Wood isn’t allowed to share his expertise during the competition. “It’s all on the students — which is perfect — it’s all about them,” he said.

Shrewsbury Engineering Club hopes to reach new heights
Members of the SHS Engineering Club participate in an activity. (Photo/Courtesy Krish Jain)

“It’s an interesting competition because you can’t just have the biggest engine,” Jain said. “If you have a big engine, sure, it will go up fast, but it will pass the height.

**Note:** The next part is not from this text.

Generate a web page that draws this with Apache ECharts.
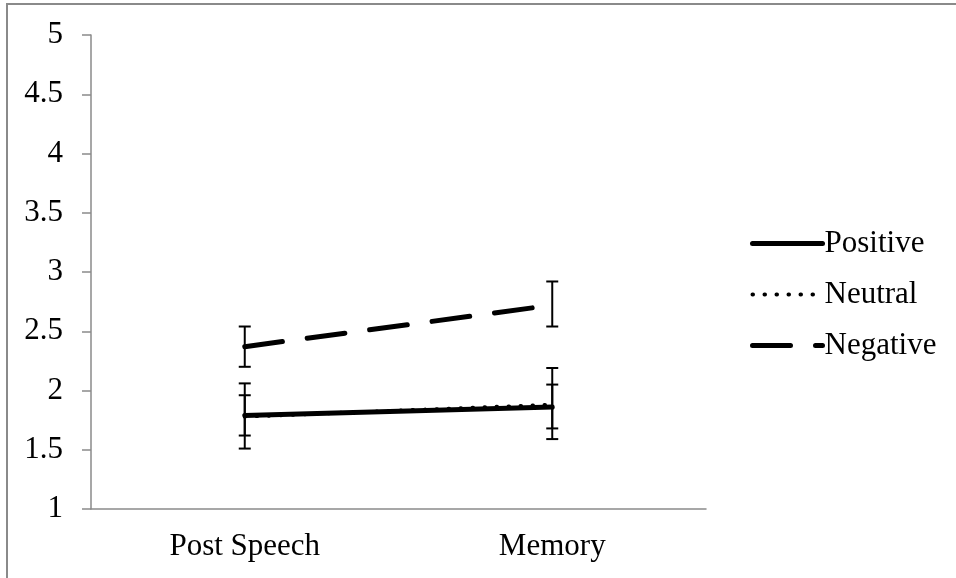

If you add weight to slow it down, the rocket may get top heavy and tip over and we’ll still lose — or it will make it to the height and come down too fast.”

The club is now ready to enter the rocket engineering big leagues.

“The whole reason I wanted to start the club back up again was just because of the rockets,” Jain said. “It seemed like a really good thing — a fun competition to enter… I still remember the day we launched our first rocket; it was so satisfying seeing it go straight up.”

Getting to competition

The Engineering Club — like many others throughout the nation – hopes to register and participate in the regional events with an eye toward qualifying for the national competition.

Unlike more established rocketry programs at other schools, Shrewsbury’s team is looking for support to get off the ground. Many materials needed for rocket building — like tubing — are inexpensive, but each rocket uses pricey single-use engines.

Practice makes perfect in rocketry, and the club seeks to do as many test flights as possible before the competition. The group will use several engines throughout the process.

The group also needs to purchase rocket modeling software, parachutes, and needs funds for the competition’s costly registration fee.

“Right now, we want to improve Shrewsbury High School’s image,” Trung Nguyen, the club’s vice president and publicity coordinator, said. “We hope that next year we can have a team and have more resources available to us, [so] we can, in some way, hopefully gain some accomplishments in [the] upcoming competition.”

The club believes rocketry is an exciting opportunity for students interested in engineering.

For this club to “take off,” community support and sponsors are needed. The group mentioned how sponsors and donors would have their name or logo added to the group’s T-shirt and rocket.